Aroldis Chapman (signed with New York Yankees in free agency)
Let’s face it. Chapman arguably is the best closer in baseball, and he’s still in his prime at age 29. The only way Chapman won’t light up fantasy scoreboards in 2017 is if his save opportunities are limited by playing for a poor team. And while the Yankees might not be playoff-bound, they should be competitive enough. Plus, we already know he’s comfortable pitching in a big market having spent his 2016 season with the Bronx Bombers and then the Cubs.
Mark Melancon (signed with San Francisco Giants in free agency)

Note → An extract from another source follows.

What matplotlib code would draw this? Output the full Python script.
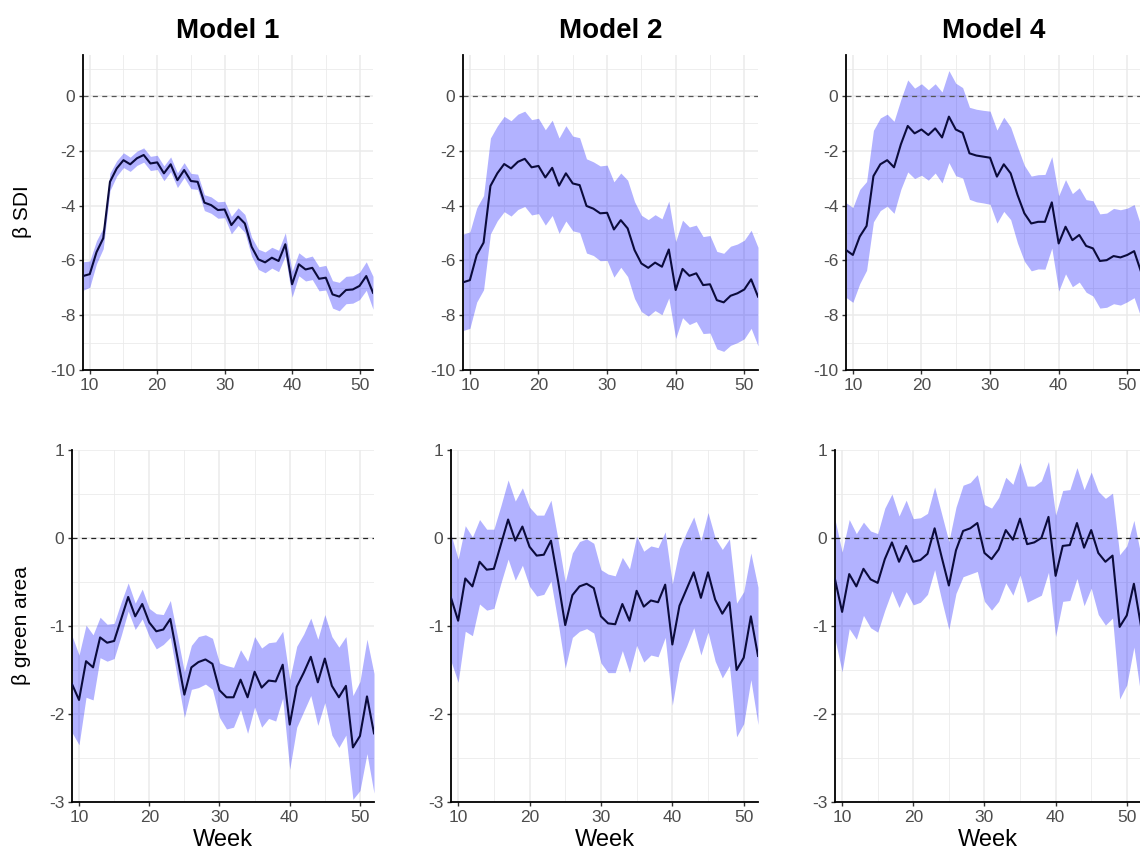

Melancon isn’t as flashy as some of the other elite closers, in large because his strikeout rate isn’t quite as impressive. He’s still a consistent source of saves, though, and that shouldn’t change with the Giants, who finally appear to have solved their ninth-inning problem.
Wade Davis (traded from Kansas City Royals to Chicago Cubs)
There are red flags with Davis, like his injury history, his increased ERA and a dip in strikeout rate. He’s joining the defending World Series champions and a team that won 103 games in the regular season last year, though. He could rack up saves in bunches, mitigating the concerns.
Jorge Soler (traded from Chicago Cubs to Kansas City Royals)
Soler, acquired in exchange for the aforementioned Davis, remains somewhat of a wild card, but this is where a change of scenery could do wonders. He didn’t live up to the hype in Chicago, where the Cubs’ stacked roster limited his opportunities, but he shouldn’t have much of an issue carving out playing time in Kansas City’s outfield. The talent is there, particularly in the power department, and although there still are questions about his propensity for striking out, this could be a breakout season for the 25-year-old now that the training wheels will be completely off.
Adam Eaton (traded from Chicago White Sox to Washington Nationals)
The Nationals gave up quite a haul to land Eaton, which speaks to how highly they think of him. He might never be a fantasy stud, but he’s still a useful player who could see in uptick in runs scored and stolen bases now that he’s playing for a contender in Washington.